Array.initialise = function(arraySize, defaultElementValue) {
  for (let i = 0; i < arraySize; i++) {
    let newArray = [];
    

    newArray[i] = defaultElementValue;
  }
  

  return newArray;
}


const test = Array.initialise(10, 0);
console.log(test); // outputs [0, 0, 0, 0, 0, 0, 0, 0, 0, 0]

This works, however, there is a problem. If we pass in an empty array as an initial value to each element, we would get a reference to the same array. We must explicitly set each element.

Array.makeMatrix = function(row, column, defaultElementValue) {
  let arrayColumn = [];
  

  for (let i = 0; i < row; i++) {
    let arrayRow = [];
    

    for (let x = 0; x < column; x++) {
      arrayRow[x] = defaultElementValue;
    }
    

    arrayColumn[i] = arrayRow;
  }
  

  return arrayColumn;
}


const myMatrix = Array.makeMatrix(4, 4, 0);
console.log(myMatrix);

Try running this code and you should get a 4 x 4 grid (matrix). Try assigning a value to one of the inner arrays myMatrix[1][1] = 'a'. This should only update the second element in the second array.

Associative array

At the beginning of this post, I mentioned something called an associative array. It might be called differently depending on the language that you use, for example in Python it’s a map, in Ruby it’s a hash, in Java it’s a dictionary. Essentially, it is an ADT that is a set of keys associated values (key-value pairs). The whole JavaScript language is built on it. An associative array is just an object. Values can be accessed by referencing their keys. Note that when creating an associative array we use {} instead of []. To count the number of elements in the associative array we first get an array of keys Object.keys() and then count that array.

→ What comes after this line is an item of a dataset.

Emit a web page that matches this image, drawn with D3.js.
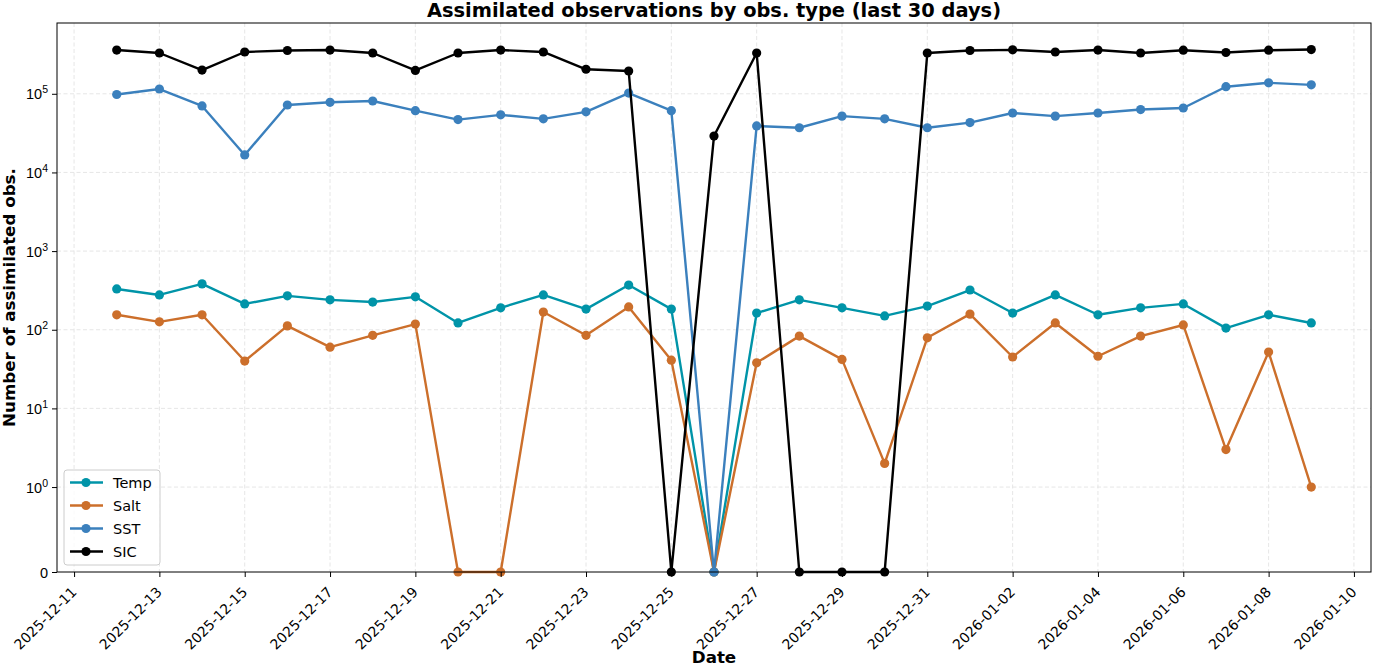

const sampleObject = { 'colourOne': 'red', 'colourTwo': 'blue' }; // this creates an object
console.log(sampleObject.colourOne); // we can access the element the way we access object properties
console.log(sampleObject['colourOne']); // we can also access the element the way we access array element
console.log(Object.keys(sampleObject).length);

That’s it for this brief introduction to data structures in JavaScript. Enjoy your day!